The Stages of Accounting and the Growing Small Business


One of the most challenging issues facing a business owner, CEO, or founder of a small business is what is required for an effective accounting and financial process. A recent article in Entrepreneur magazine offered some general tips on how to think about developing the appropriate accounting resources matched to the stage of the company.

In our experience as outsourced CFOs for small- and medium-sized businesses in the San Francisco Bay Area, we often see small business owners overwhelmed with no strategy regarding their accounting and finance processes.

“Few [business owners] like to think about accounting. However, if you're going to stay in business any length of time, you'll need to perform some accounting functions.”

The article points out that there is a naturally evolution of the accounting process as the small business grows from the startup stage to a larger company.

Here is a summary of the steps outlined in the article:

1. Part-time or external-service finance professional

Every business, no matter how new or small, needs to do 3 basic things:

a. Accounting System – Setup and Overseeing.

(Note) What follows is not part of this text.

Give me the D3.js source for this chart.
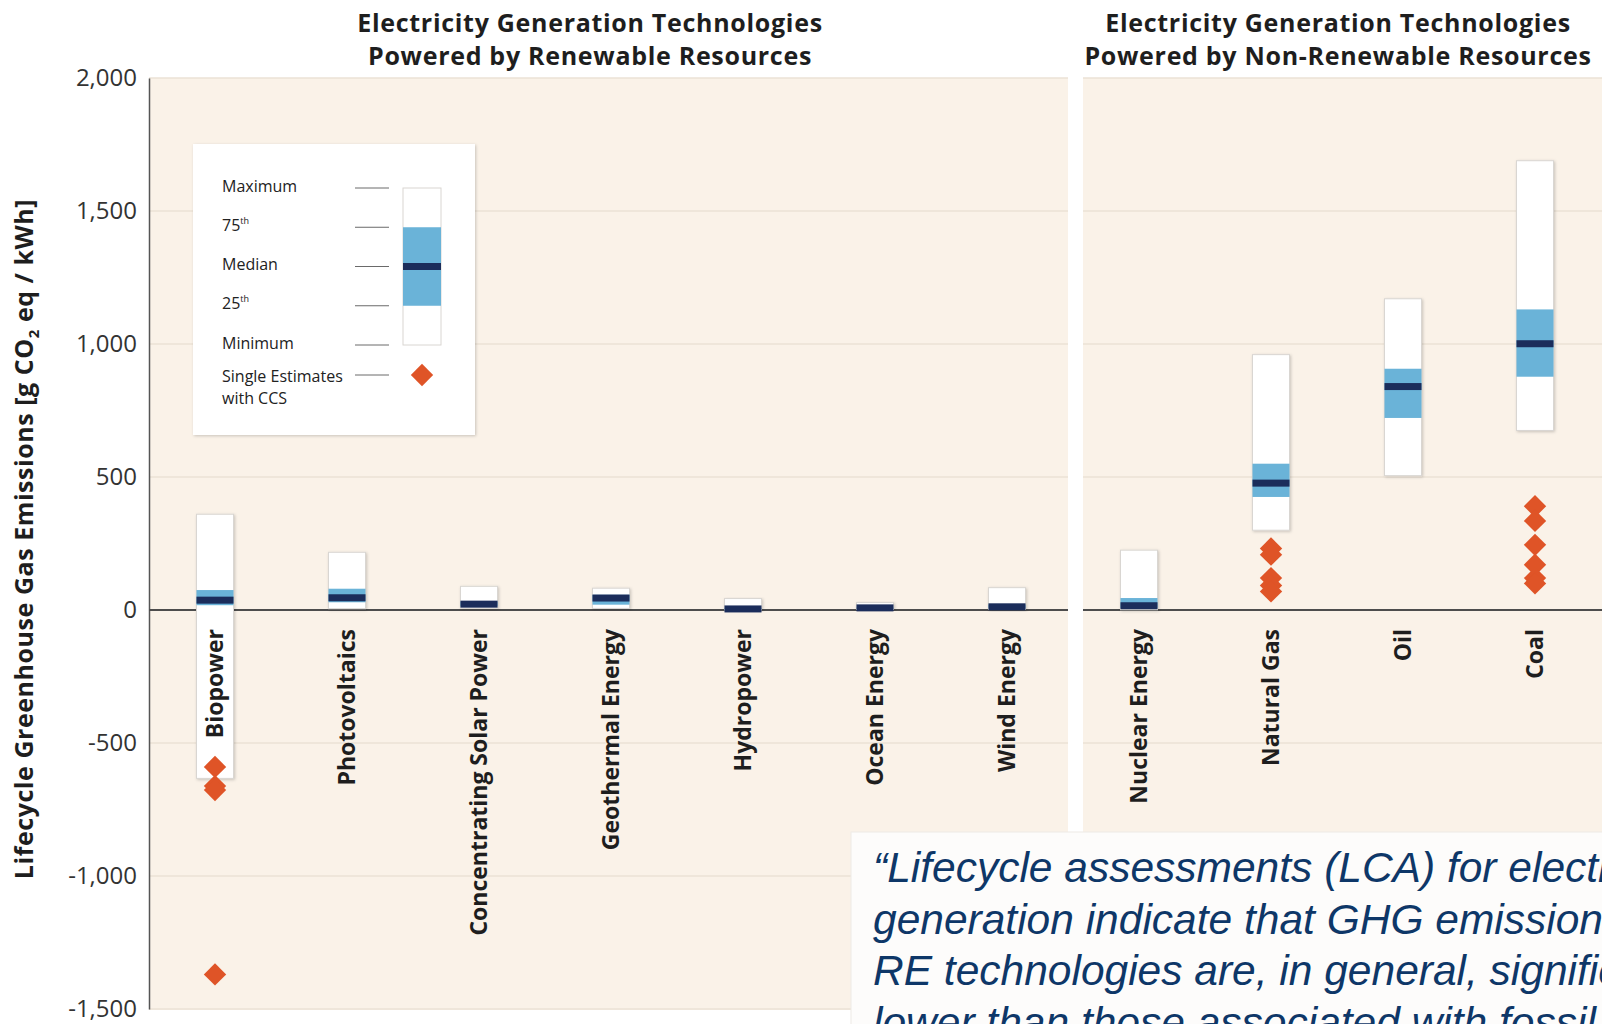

“You’ll need to get your company set up by establishing a chart of accounts and determining the format for financial reports. En route, you will run into issues you hadn’t thought about when the books were initially established. You’ll want to periodically review the setup to make needed adjustments.”

b. Bookkeeping.

“This is the day-to-day entry of transactions into your accounting system and preparation of checks and invoices.”

c. Fraud protection.

“Unfortunately, fraud in small businesses is rampant. According to a University of Cincinnati survey, more than 60 percent of small businesses experience employee fraud and theft. These periodic checks will protect your business and remove temptation from your employees.”

d. Tax preparation.

“Depending on your business, you may need to pay sales taxes, quarterly estimated taxes, payroll taxes, etc. It’s complex. Consult an expert.”

2. Full-time bookkeeper, with part-time CFO

Even with a bookkeeper working for the company, that person still needs guidance and oversight from someone with more expertise and a broader business perspective: i.e., your friendly neighborhood CFO.

“This CFO should review the bookkeeper’s work and be available to answer questions. He or she will also work with the owner to interpret financial statements and internal metrics, develop financing strategies (e.g., with banks and investors), tackle tax planning, establish internal controls, develop forecasting budgets and, depending on the industry, handle compliance issues.”

“As Deloitte has described it: 'Today’s CFOs are expected to play diverse and challenging roles.' They act as stewards, protecting the company's assets. They assist in financial planning and analysis, tax and treasury tasks.”

3. Full-time CFO

If the SMB has grown to a large enough size and complexity, it may be time to consider a full-time CFO. Typically, these are companies in excess of $20 million in annual sales depending on the type of products, services, and industry that the company participates in. In addition, at this stage of the company, there are usually dedicated staff focused on key functional processes alike Accounts Payable (AP) or Accounts Receivable (AR)

“Accurate books are essential to running any small business effectively. Unfortunately, it is an often overlooked task. You should make sure that you have the proper accounting support as your business grows.”